Data centers look like the most promising early market. Operators already care deeply about energy efficiency because it cuts their operating costs. They have technical staff to evaluate new technologies, and they can afford systems with longer payback periods if efficiency gains are large enough. The controlled environment also makes engineering simpler than in homes or variable commercial spaces.

In this author's view, early deployment will cluster around applications where the environmental benefit or energy savings justify a cost premium, before manufacturing scale brings prices down. That follows the pattern we have seen with other energy-saving technologies—they prove themselves in niche applications first, then spread.
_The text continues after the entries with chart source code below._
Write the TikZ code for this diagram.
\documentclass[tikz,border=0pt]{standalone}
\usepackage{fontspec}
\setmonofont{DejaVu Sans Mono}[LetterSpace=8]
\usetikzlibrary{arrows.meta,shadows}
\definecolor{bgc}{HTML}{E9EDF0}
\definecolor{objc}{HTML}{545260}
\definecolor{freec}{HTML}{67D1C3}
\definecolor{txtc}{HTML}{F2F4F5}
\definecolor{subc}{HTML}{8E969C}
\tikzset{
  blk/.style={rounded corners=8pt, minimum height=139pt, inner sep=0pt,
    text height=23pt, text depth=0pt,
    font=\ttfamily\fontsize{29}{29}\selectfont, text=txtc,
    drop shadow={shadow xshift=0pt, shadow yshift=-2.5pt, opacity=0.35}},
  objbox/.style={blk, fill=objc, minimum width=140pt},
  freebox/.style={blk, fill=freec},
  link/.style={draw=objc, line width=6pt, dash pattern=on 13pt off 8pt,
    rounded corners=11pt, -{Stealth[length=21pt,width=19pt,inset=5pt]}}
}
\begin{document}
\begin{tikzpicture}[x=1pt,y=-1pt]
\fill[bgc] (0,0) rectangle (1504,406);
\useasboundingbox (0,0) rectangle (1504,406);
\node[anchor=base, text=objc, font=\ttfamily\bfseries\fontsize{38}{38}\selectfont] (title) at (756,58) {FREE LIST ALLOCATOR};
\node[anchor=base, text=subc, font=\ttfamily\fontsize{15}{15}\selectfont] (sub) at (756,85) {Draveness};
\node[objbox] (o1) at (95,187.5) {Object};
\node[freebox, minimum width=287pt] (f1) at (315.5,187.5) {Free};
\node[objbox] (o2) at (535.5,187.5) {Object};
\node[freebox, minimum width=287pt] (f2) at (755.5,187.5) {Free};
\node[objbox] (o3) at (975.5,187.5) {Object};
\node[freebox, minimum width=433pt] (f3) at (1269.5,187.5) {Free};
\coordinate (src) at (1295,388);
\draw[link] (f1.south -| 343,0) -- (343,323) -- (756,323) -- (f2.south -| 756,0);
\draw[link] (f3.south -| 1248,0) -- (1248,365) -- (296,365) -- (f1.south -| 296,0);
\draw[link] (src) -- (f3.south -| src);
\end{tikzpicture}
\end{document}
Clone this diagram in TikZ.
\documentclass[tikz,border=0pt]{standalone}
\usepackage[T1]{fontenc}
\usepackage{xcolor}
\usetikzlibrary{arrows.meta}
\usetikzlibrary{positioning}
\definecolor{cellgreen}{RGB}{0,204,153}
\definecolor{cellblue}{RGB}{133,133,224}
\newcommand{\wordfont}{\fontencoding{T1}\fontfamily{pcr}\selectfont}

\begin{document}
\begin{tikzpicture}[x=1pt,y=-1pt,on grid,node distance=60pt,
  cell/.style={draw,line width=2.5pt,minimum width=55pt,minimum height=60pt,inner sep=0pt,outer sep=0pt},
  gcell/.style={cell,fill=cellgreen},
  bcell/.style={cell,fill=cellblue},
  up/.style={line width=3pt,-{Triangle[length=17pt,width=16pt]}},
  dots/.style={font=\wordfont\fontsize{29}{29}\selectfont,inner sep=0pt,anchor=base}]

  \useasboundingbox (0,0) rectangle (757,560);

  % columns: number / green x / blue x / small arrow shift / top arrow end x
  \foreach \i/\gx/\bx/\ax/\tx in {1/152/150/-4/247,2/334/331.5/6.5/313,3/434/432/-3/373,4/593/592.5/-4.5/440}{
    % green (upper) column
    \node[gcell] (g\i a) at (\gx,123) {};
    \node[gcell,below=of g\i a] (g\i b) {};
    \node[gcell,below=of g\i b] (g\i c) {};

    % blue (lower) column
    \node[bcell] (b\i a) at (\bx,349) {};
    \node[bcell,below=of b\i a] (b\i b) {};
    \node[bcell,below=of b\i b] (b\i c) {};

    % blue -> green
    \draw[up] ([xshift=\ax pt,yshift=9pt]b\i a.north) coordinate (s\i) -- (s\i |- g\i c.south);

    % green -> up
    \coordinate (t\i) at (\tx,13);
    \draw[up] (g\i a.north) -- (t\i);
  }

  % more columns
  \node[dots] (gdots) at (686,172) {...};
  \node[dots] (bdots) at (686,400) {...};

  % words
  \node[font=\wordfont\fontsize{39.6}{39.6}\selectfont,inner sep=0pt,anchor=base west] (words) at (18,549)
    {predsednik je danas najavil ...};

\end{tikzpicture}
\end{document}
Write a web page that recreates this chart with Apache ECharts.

Competition and the Real Challenge

Barocal is not alone in pursuing alternatives to today's vapor-compression cooling. Magnetic refrigeration, thermoelectric cooling, and other methods all target pieces of the market. Success depends not just on physics—it depends on whether you can manufacture at scale, keep maintenance simple, and integrate the system into existing buildings and equipment.

The Cambridge connection helps. Academic credibility matters. But getting from a working laboratory prototype to factory-ready products is a different kind of engineering, one that funding alone cannot solve. The TERA-Award money supports that transition, yet the real milestone is achieving cost parity with conventional systems—the point where customers choose the new technology not for environmental reasons but because it saves them money.

Worth flagging: the cooling industry moves cautiously. Reliability is critical, existing supply chains are entrenched, and manufacturers and installers know what they know. Even technically superior alternatives face long adoption cycles as the industry builds confidence. Barocal must clear two hurdles—proving its technology works better—but also building the partnerships, expertise, and trust necessary to sell it at scale. The first is a physics problem; the second is an industry problem, and history suggests the second takes longer.